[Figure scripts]
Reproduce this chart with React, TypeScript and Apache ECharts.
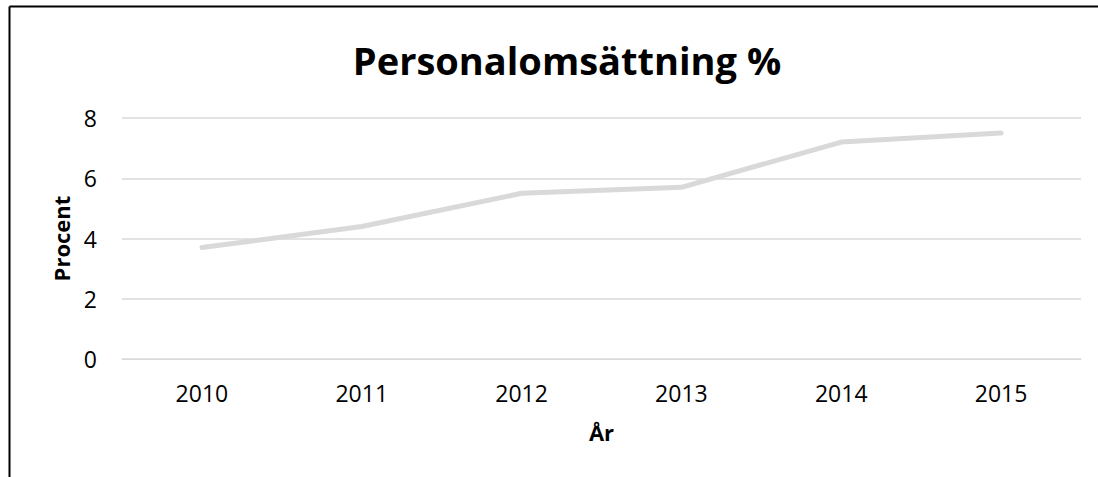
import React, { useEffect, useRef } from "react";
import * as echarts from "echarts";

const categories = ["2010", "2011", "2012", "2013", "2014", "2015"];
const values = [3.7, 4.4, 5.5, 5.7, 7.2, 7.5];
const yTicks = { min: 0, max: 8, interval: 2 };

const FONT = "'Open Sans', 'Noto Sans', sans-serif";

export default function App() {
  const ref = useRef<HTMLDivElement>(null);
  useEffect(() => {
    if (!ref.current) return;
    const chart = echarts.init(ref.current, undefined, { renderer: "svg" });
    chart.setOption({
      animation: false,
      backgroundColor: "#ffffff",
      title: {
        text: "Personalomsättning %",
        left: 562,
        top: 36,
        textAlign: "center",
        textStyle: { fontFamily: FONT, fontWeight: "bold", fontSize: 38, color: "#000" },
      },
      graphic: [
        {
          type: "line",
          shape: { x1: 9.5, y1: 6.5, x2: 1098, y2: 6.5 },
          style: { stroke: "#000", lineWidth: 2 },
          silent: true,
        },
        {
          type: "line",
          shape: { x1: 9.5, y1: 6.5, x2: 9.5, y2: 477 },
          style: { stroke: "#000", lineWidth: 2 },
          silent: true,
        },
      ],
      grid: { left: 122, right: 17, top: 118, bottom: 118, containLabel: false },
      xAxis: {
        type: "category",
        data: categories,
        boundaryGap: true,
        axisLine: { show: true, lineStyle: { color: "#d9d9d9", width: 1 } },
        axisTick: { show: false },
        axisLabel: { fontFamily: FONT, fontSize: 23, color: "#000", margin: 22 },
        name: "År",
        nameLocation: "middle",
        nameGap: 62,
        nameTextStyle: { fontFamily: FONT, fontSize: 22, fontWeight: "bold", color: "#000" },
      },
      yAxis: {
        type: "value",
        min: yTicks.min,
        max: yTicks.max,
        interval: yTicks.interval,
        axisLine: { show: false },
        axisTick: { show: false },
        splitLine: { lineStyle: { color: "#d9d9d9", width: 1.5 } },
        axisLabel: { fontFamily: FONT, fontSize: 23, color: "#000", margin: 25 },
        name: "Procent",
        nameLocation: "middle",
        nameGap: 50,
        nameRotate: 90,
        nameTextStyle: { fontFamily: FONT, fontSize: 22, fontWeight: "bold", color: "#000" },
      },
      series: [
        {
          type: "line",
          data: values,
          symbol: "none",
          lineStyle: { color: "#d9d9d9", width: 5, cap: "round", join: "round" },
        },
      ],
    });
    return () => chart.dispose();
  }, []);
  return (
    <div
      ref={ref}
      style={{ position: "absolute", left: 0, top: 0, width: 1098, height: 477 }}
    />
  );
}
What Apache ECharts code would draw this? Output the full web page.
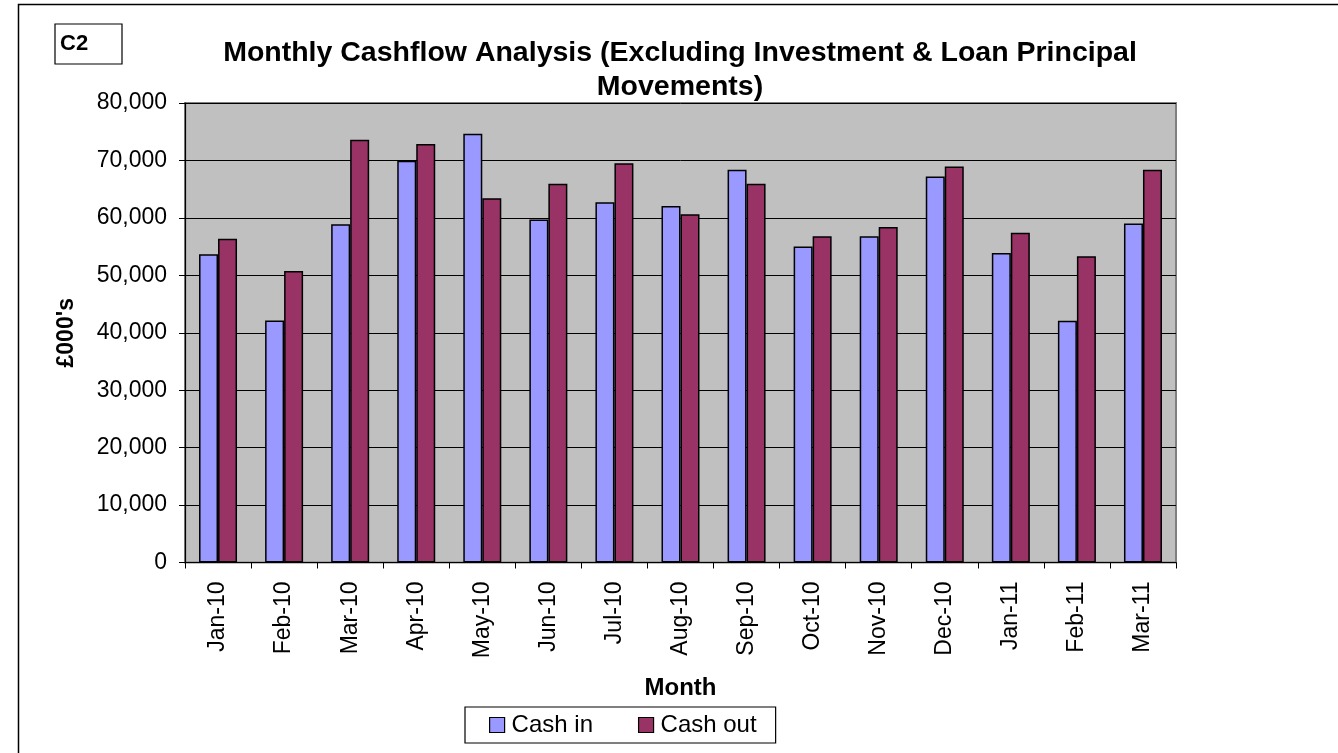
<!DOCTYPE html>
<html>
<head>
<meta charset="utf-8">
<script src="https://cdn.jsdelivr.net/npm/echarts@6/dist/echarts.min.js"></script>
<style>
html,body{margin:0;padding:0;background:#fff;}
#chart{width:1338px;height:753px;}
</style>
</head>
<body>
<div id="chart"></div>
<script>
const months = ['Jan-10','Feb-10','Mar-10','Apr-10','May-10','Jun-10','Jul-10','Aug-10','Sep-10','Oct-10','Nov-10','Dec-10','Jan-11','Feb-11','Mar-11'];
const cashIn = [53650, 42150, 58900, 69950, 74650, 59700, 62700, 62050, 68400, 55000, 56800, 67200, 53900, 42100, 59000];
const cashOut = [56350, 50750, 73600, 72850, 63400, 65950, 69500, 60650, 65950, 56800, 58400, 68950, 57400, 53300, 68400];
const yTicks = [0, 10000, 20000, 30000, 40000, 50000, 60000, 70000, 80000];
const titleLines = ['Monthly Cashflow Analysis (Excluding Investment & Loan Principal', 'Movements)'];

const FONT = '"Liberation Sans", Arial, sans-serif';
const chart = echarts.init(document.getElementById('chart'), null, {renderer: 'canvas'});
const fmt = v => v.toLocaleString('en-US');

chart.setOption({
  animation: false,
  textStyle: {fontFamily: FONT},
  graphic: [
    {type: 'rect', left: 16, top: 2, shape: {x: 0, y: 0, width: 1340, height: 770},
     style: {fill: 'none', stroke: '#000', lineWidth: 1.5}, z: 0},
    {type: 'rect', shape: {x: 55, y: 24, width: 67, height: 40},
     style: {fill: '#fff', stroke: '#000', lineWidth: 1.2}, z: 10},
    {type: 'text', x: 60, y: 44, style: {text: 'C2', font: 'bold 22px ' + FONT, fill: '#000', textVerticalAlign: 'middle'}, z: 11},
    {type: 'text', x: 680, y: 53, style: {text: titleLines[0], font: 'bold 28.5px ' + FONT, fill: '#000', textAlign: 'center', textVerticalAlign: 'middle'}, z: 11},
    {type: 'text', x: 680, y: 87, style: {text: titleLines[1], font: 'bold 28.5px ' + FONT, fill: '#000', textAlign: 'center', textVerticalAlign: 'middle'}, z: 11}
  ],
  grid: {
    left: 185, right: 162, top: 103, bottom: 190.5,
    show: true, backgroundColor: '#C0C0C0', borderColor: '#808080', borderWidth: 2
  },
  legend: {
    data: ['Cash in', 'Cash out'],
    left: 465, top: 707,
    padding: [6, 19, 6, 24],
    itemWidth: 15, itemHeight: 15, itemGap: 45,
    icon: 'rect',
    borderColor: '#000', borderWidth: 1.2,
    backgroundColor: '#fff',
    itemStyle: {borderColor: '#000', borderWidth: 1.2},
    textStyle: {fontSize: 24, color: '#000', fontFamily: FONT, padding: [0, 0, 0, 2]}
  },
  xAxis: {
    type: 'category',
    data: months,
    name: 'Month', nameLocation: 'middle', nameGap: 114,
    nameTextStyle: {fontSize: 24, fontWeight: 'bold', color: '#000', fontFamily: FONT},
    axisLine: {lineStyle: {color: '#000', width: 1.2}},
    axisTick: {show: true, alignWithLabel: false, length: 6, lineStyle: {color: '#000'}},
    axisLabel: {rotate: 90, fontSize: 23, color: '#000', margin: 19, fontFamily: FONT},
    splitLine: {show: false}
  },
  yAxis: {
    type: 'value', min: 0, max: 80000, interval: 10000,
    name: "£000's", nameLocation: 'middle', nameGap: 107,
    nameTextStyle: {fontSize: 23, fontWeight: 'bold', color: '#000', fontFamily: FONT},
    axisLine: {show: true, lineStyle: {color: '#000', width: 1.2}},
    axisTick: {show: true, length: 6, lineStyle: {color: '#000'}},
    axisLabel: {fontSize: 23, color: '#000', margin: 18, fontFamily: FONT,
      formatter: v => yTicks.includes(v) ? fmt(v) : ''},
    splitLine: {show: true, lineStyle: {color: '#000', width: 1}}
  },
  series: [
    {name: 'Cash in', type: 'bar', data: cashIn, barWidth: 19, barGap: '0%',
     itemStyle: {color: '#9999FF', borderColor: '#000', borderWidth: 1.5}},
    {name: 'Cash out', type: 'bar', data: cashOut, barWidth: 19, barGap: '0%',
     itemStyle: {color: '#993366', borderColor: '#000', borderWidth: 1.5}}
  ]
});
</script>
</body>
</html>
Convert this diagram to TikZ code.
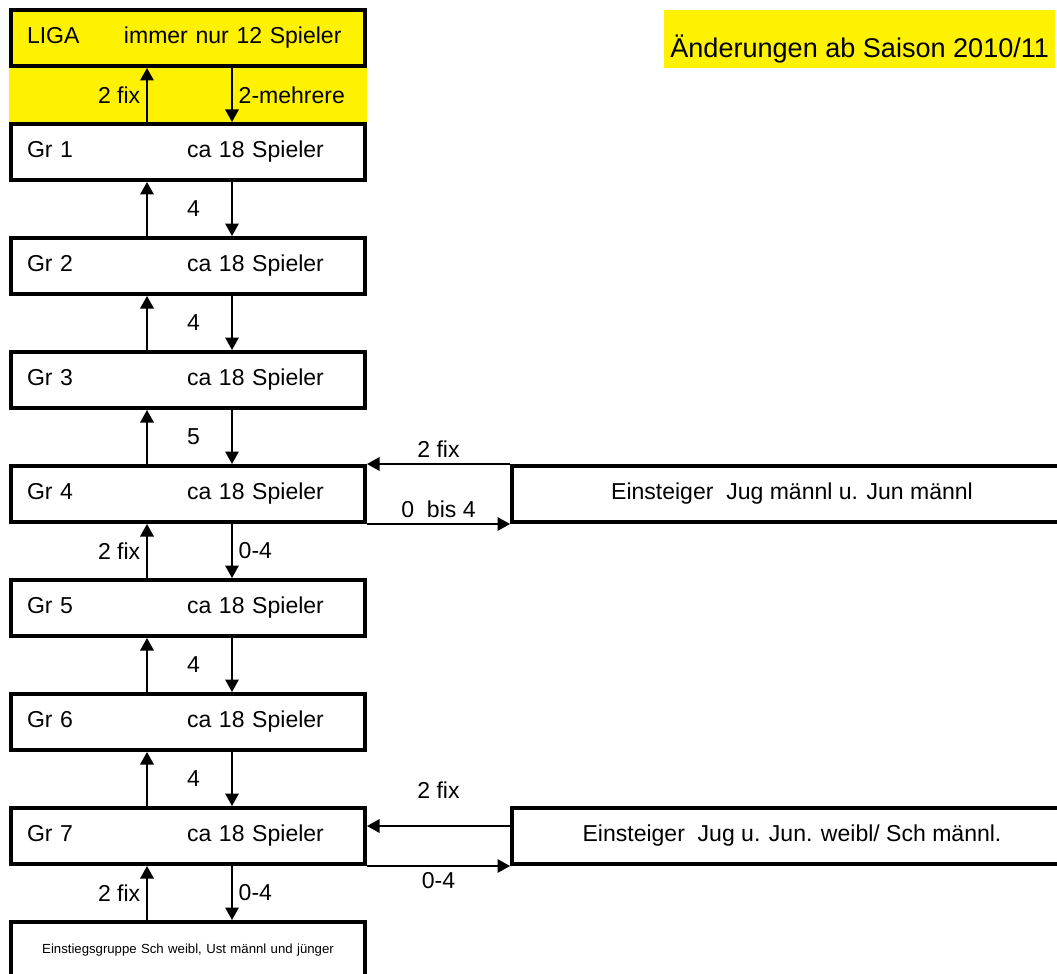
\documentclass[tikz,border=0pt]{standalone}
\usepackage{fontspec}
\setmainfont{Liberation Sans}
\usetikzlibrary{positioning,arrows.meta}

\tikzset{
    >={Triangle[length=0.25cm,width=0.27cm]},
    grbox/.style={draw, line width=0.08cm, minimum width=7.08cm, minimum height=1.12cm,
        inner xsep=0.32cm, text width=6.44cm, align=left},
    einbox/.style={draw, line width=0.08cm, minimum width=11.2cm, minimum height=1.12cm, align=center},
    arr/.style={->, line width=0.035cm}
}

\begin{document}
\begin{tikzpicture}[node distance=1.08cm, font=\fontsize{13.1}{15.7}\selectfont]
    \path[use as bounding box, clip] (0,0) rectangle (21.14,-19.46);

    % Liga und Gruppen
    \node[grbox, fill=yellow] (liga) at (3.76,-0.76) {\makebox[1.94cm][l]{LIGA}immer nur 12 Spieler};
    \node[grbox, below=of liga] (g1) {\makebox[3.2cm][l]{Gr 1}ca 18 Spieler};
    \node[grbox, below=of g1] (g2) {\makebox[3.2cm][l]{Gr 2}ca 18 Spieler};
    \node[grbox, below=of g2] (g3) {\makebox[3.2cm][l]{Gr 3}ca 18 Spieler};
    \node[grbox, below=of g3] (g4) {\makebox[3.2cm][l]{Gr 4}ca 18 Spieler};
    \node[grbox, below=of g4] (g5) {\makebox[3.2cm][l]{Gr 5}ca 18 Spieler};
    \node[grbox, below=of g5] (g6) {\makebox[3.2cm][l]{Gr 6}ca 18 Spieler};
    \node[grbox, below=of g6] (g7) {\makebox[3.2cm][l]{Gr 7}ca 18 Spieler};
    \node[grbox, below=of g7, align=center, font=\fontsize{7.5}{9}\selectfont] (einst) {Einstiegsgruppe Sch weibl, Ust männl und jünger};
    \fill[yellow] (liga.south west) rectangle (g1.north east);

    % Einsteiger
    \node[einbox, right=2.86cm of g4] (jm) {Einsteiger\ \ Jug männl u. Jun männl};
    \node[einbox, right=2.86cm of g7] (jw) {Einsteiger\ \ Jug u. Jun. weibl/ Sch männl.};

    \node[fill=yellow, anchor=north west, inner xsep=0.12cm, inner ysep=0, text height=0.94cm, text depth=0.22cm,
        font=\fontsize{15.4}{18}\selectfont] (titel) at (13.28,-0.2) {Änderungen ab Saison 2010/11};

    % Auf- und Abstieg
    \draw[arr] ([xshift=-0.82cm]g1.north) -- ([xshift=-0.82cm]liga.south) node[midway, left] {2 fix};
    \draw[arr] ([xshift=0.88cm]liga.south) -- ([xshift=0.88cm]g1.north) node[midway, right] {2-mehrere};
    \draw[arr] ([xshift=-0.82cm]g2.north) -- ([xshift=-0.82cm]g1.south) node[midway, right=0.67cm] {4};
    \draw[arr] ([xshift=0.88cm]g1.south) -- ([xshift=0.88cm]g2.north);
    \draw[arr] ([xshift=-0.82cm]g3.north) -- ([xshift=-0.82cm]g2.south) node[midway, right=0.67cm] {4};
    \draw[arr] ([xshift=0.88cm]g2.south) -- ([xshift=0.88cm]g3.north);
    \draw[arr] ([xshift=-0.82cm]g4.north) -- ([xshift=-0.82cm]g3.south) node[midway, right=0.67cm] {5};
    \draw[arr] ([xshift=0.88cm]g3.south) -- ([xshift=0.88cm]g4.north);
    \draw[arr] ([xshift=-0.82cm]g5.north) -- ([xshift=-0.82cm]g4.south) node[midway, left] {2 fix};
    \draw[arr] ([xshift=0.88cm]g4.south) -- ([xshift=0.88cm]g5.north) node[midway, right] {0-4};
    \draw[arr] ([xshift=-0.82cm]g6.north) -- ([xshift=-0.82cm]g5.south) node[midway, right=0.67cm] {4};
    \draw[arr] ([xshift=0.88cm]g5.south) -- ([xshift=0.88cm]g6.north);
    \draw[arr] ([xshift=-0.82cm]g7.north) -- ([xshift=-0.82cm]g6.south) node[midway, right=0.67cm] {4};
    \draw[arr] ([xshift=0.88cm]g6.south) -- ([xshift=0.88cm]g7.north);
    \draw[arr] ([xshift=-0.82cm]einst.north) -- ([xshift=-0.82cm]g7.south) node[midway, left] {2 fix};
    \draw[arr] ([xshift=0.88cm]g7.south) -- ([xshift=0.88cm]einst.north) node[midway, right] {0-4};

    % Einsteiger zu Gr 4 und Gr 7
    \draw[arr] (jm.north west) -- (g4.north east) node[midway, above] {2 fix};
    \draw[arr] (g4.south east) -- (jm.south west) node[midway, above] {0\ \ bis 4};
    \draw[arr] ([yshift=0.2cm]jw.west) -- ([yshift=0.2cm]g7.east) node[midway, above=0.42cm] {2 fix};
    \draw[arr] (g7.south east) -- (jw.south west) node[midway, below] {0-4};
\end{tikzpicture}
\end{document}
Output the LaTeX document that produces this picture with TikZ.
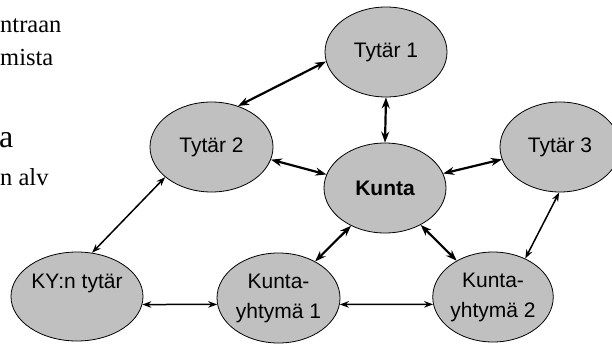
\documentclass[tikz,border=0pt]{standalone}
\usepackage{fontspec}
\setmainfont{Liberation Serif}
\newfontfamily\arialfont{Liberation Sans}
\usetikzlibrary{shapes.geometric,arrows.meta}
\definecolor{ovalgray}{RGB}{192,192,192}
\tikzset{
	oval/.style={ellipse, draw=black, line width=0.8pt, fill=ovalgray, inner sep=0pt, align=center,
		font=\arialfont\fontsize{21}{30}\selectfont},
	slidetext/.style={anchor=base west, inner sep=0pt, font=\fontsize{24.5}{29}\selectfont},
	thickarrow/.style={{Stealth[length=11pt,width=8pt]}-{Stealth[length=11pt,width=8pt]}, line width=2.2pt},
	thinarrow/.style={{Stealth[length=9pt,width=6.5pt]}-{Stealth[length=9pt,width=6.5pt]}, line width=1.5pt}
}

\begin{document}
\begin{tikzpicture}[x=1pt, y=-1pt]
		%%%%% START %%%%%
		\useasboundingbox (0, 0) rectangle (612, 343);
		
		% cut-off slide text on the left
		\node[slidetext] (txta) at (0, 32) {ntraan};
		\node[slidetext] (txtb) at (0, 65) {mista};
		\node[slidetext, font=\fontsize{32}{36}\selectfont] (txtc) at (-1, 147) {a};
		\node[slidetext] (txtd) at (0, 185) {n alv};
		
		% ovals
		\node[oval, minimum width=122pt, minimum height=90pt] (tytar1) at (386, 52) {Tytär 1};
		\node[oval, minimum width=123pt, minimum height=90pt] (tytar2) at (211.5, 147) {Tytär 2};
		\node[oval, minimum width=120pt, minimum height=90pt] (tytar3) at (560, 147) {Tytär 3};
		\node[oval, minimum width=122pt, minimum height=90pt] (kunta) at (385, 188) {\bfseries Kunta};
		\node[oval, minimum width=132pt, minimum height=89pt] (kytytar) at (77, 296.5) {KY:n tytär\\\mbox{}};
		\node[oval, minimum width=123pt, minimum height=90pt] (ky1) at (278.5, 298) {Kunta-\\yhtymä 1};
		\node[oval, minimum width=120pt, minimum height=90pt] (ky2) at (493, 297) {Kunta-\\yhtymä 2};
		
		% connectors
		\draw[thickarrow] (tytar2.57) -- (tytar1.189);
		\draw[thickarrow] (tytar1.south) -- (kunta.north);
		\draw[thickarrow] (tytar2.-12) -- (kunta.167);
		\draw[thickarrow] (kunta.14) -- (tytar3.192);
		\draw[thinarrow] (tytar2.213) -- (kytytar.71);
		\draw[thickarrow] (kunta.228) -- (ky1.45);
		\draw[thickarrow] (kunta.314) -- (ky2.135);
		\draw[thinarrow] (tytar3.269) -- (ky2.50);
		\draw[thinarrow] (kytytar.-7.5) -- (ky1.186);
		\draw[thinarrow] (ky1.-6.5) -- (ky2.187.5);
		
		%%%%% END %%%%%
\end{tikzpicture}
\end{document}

• [What you will do]
Repeat only the lines running from "Output the LaTeX" to "at (0, 185)", ends included, and leave the pictures out.

• [Task answer]
Output the LaTeX document that produces this picture with TikZ.
\documentclass[tikz,border=0pt]{standalone}
\usepackage{fontspec}
\setmainfont{Liberation Serif}
\newfontfamily\arialfont{Liberation Sans}
\usetikzlibrary{shapes.geometric,arrows.meta}
\definecolor{ovalgray}{RGB}{192,192,192}
\tikzset{
	oval/.style={ellipse, draw=black, line width=0.8pt, fill=ovalgray, inner sep=0pt, align=center,
		font=\arialfont\fontsize{21}{30}\selectfont},
	slidetext/.style={anchor=base west, inner sep=0pt, font=\fontsize{24.5}{29}\selectfont},
	thickarrow/.style={{Stealth[length=11pt,width=8pt]}-{Stealth[length=11pt,width=8pt]}, line width=2.2pt},
	thinarrow/.style={{Stealth[length=9pt,width=6.5pt]}-{Stealth[length=9pt,width=6.5pt]}, line width=1.5pt}
}

\begin{document}
\begin{tikzpicture}[x=1pt, y=-1pt]
		%%%%% START %%%%%
		\useasboundingbox (0, 0) rectangle (612, 343);
		
		% cut-off slide text on the left
		\node[slidetext] (txta) at (0, 32) {ntraan};
		\node[slidetext] (txtb) at (0, 65) {mista};
		\node[slidetext, font=\fontsize{32}{36}\selectfont] (txtc) at (-1, 147) {a};
		\node[slidetext] (txtd) at (0, 185) {n alv};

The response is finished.